_Exercise objective_
Write each line of the material exactly as given, from the top through the line that contains "(pvo1) at (57,173)", and omit all pictures.

_____

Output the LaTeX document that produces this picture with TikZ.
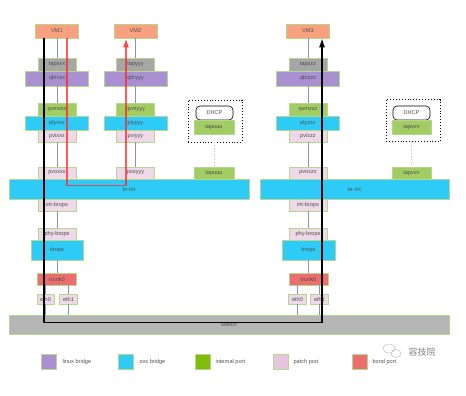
\documentclass[tikz,border=0pt]{standalone}
\usepackage{fontspec}
\setmainfont{Liberation Sans}
\newfontfamily\cjk{Noto Sans CJK SC}
\usetikzlibrary{arrows.meta}
\definecolor{rim}{HTML}{B5D68E}
\definecolor{txt}{HTML}{505050}
\definecolor{vmc}{HTML}{F9A07E}
\definecolor{tapc}{HTML}{A6A6A6}
\definecolor{lbc}{HTML}{A990D0}
\definecolor{obc}{HTML}{2ECBF7}
\definecolor{intc}{HTML}{A2CC64}
\definecolor{intleg}{HTML}{80BC0C}
\definecolor{patc}{HTML}{EFD9E8}
\definecolor{patleg}{HTML}{E8C5DE}
\definecolor{bondc}{HTML}{EC6D6D}
\definecolor{swc}{HTML}{B5B5B5}
\definecolor{wirec}{HTML}{8595B8}
\definecolor{leakc}{HTML}{F4B183}

\begin{document}
\begin{tikzpicture}[x=1pt, y=-1pt,
    box/.style = {draw=rim, line width=0.8pt, inner sep=0pt, text=txt, font=\fontsize{5.6}{6.5}\selectfont},
    vm/.style = {box, fill=vmc, minimum width=43pt, minimum height=14pt},
    port/.style = {box, minimum width=38pt, minimum height=12pt},
    tap/.style = {port, fill=tapc, minimum height=13pt},
    qvm/.style = {port, fill=intc, minimum height=13pt},
    patch/.style = {port, fill=patc},
    lbr/.style = {box, fill=lbc, minimum width=63pt, minimum height=15pt},
    obr/.style = {box, fill=obc, minimum width=63pt, minimum height=14pt},
    eth/.style = {box, fill=patc, minimum width=18pt, minimum height=10pt},
    grp/.style = {draw, dotted, line width=0.9pt, minimum width=54pt, minimum height=42pt},
    dhcp/.style = {draw, rounded corners=4pt, line width=0.6pt, fill=white, text=txt,
        font=\fontsize{5.6}{6.5}\selectfont, minimum width=37pt, minimum height=14pt},
    swatch/.style = {draw=rim, line width=0.8pt, minimum size=15pt, inner sep=0pt},
    legtxt/.style = {anchor=west, text=txt, font=\fontsize{5.6}{6.5}\selectfont},
    wire/.style = {draw=wirec, line width=0.6pt},
    leak/.style = {draw=leakc, dotted, line width=0.8pt},
    flow/.style = {line width=1.1pt, -{Latex[length=9pt,width=6pt]}}]

    \useasboundingbox (0,0) rectangle (466,396);

    % VM1
    \node[vm] (vm1) at (57,31) {VM1};
    \node[tap] (tap1) at (57,64.5) {tapxxx};
    \node[lbr] (qbr1) at (57,78.5) {qbrxxx};
    \node[qvm] (qvm1) at (57,109.5) {qvmxxx};
    \node[obr] (ply1) at (57,123) {plyxxx};
    \node[patch] (pvi1) at (57,136) {pvixxx};
    \node[patch] (pvo1) at (57,173) {pvoxxx};

    % VM2
    \node[vm] (vm2) at (135.5,31) {VM2};
    \node[tap] (tap2) at (135.5,64.5) {tapyyy};
    \node[lbr] (qbr2) at (135.5,78.5) {qbryyy};
    \node[qvm] (qvm2) at (135.5,109.5) {qvmyyy};
    \node[obr] (ply2) at (135.5,123) {plyyyy};
    \node[patch] (pvi2) at (135.5,136) {pviyyy};
    \node[patch] (pvo2) at (135.5,173) {pvoyyy};

    % VM3
    \node[vm] (vm3) at (308,31) {VM3};
    \node[tap] (tap3) at (308,64.5) {tapzzz};
    \node[lbr] (qbr3) at (308,78.5) {qbrzzz};
    \node[qvm] (qvm3) at (308,109.5) {qvmzzz};
    \node[obr] (ply3) at (308,123) {plyzzz};
    \node[patch] (pvi3) at (308,136) {pvizzz};
    \node[patch] (pvo3) at (308,173) {pvozzz};

    % dhcp
    \node[grp] (grp1) at (215,121) {};
    \node[dhcp] (dhcp1) at (214.5,113) {DHCP};
    \node[qvm, minimum width=40pt, minimum height=14pt] (tapu1) at (214,127) {tapuuu};
    \node[qvm, minimum width=40pt, minimum height=12pt] (tapu2) at (214,173) {tapuuu};
    \node[grp] (grp2) at (413,120.5) {};
    \node[dhcp] (dhcp2) at (411.5,113) {DHCP};
    \node[qvm, minimum width=39pt, minimum height=14pt] (tapv1) at (411.5,127) {tapvvv};
    \node[qvm, minimum width=39pt, minimum height=12pt] (tapv2) at (411.5,173) {tapvvv};

    % br-int
    \node[box, fill=obc, minimum width=240pt, minimum height=20pt] (brint1) at (129,189) {br-int};
    \node[box, fill=obc, minimum width=189pt, minimum height=20pt] (brint2) at (354.5,189) {br-int};

    % host 1
    \node[patch] (intbr1) at (57,205) {int-brops};
    \node[patch] (phybr1) at (57,234) {phy-brops};
    \node[box, fill=obc, minimum width=52pt, minimum height=20pt] (brps1) at (57,250) {brops};
    \node[port, fill=bondc, minimum width=39pt] (trunk1) at (57,279) {trunk0};
    \node[eth, minimum width=17pt] (etha1) at (45.5,299) {eth0};
    \node[eth] (ethb1) at (68.5,299) {eth1};

    % host 2
    \node[patch] (intbr2) at (308,205) {int-brops};
    \node[patch] (phybr2) at (308,234) {phy-brops};
    \node[box, fill=obc, minimum width=53pt, minimum height=20pt] (brps2) at (308.5,250) {brops};
    \node[port, fill=bondc, minimum width=39pt] (trunk2) at (308.5,279) {trunk0};
    \node[eth] (etha2) at (297.5,299) {eth0};
    \node[eth] (ethb2) at (319.5,299) {eth1};

    \node[box, fill=swc, minimum width=440pt, minimum height=19pt] (sw) at (229,324.5) {switch};

    % links
    \path[wire] (vm1) -- (tap1) (qbr1) -- (qvm1) (pvi1) -- (pvo1)
        (vm2) -- (tap2) (qbr2) -- (qvm2) (pvi2) -- (pvo2)
        (vm3) -- (tap3) (qbr3) -- (qvm3) (pvi3) -- (pvo3)
        (intbr1) -- (phybr1) (brps1) -- (trunk1)
        (intbr2) -- (phybr2) (brps2) -- (trunk2);
    \path[wire] (etha1 |- trunk1.south) -- (etha1) (ethb1 |- trunk1.south) -- (ethb1)
        (etha1) -- (etha1 |- sw.north) (ethb1) -- (ethb1 |- sw.north)
        (etha2 |- trunk2.south) -- (etha2) (ethb2 |- trunk2.south) -- (ethb2)
        (etha2) -- (etha2 |- sw.north) (ethb2) -- (ethb2 |- sw.north);
    \path[leak] (tapu1 |- grp1.south) -- (tapu2);
    \path[leak] (tapv1 |- grp2.south) -- (tapv2);

    % traffic
    \draw[flow, draw=red!85, opacity=0.75] ([xshift=10pt]vm1.south) -- ++(0,147) -| ([xshift=-9.5pt]vm2.south);
    \draw[flow, black] ([xshift=-13pt]vm1.south) -- ++(0,284) -| ([xshift=14pt]vm3.south);

    % legend
    \node[swatch, fill=lbc] (leg1) at (48.5,361.5) {};
    \node[legtxt] at (59,362) {linux bridge};
    \node[swatch, fill=obc] (leg2) at (125.5,361.5) {};
    \node[legtxt] at (136,362) {ovs bridge};
    \node[swatch, fill=intleg] (leg3) at (202.5,361.5) {};
    \node[legtxt] at (212,362) {internal port};
    \node[swatch, fill=patleg] (leg4) at (280.5,361.5) {};
    \node[legtxt] at (290,362) {patch port};
    \node[swatch, fill=bondc] (leg5) at (359.5,361.5) {};
    \node[legtxt] at (369,362) {bond port};

    % watermark
    \draw[gray!50, line width=0.5pt] (389,348.5) ellipse (6 and 4.5) (396,353.5) ellipse (5 and 4);
    \node[text=gray, font=\cjk\fontsize{9}{10}\selectfont] (mark) at (422,352) {容技院};
\end{tikzpicture}
\end{document}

_____

_Exercise answer_
Output the LaTeX document that produces this picture with TikZ.
\documentclass[tikz,border=0pt]{standalone}
\usepackage{fontspec}
\setmainfont{Liberation Sans}
\newfontfamily\cjk{Noto Sans CJK SC}
\usetikzlibrary{arrows.meta}
\definecolor{rim}{HTML}{B5D68E}
\definecolor{txt}{HTML}{505050}
\definecolor{vmc}{HTML}{F9A07E}
\definecolor{tapc}{HTML}{A6A6A6}
\definecolor{lbc}{HTML}{A990D0}
\definecolor{obc}{HTML}{2ECBF7}
\definecolor{intc}{HTML}{A2CC64}
\definecolor{intleg}{HTML}{80BC0C}
\definecolor{patc}{HTML}{EFD9E8}
\definecolor{patleg}{HTML}{E8C5DE}
\definecolor{bondc}{HTML}{EC6D6D}
\definecolor{swc}{HTML}{B5B5B5}
\definecolor{wirec}{HTML}{8595B8}
\definecolor{leakc}{HTML}{F4B183}

\begin{document}
\begin{tikzpicture}[x=1pt, y=-1pt,
    box/.style = {draw=rim, line width=0.8pt, inner sep=0pt, text=txt, font=\fontsize{5.6}{6.5}\selectfont},
    vm/.style = {box, fill=vmc, minimum width=43pt, minimum height=14pt},
    port/.style = {box, minimum width=38pt, minimum height=12pt},
    tap/.style = {port, fill=tapc, minimum height=13pt},
    qvm/.style = {port, fill=intc, minimum height=13pt},
    patch/.style = {port, fill=patc},
    lbr/.style = {box, fill=lbc, minimum width=63pt, minimum height=15pt},
    obr/.style = {box, fill=obc, minimum width=63pt, minimum height=14pt},
    eth/.style = {box, fill=patc, minimum width=18pt, minimum height=10pt},
    grp/.style = {draw, dotted, line width=0.9pt, minimum width=54pt, minimum height=42pt},
    dhcp/.style = {draw, rounded corners=4pt, line width=0.6pt, fill=white, text=txt,
        font=\fontsize{5.6}{6.5}\selectfont, minimum width=37pt, minimum height=14pt},
    swatch/.style = {draw=rim, line width=0.8pt, minimum size=15pt, inner sep=0pt},
    legtxt/.style = {anchor=west, text=txt, font=\fontsize{5.6}{6.5}\selectfont},
    wire/.style = {draw=wirec, line width=0.6pt},
    leak/.style = {draw=leakc, dotted, line width=0.8pt},
    flow/.style = {line width=1.1pt, -{Latex[length=9pt,width=6pt]}}]

    \useasboundingbox (0,0) rectangle (466,396);

    % VM1
    \node[vm] (vm1) at (57,31) {VM1};
    \node[tap] (tap1) at (57,64.5) {tapxxx};
    \node[lbr] (qbr1) at (57,78.5) {qbrxxx};
    \node[qvm] (qvm1) at (57,109.5) {qvmxxx};
    \node[obr] (ply1) at (57,123) {plyxxx};
    \node[patch] (pvi1) at (57,136) {pvixxx};
    \node[patch] (pvo1) at (57,173) {pvoxxx};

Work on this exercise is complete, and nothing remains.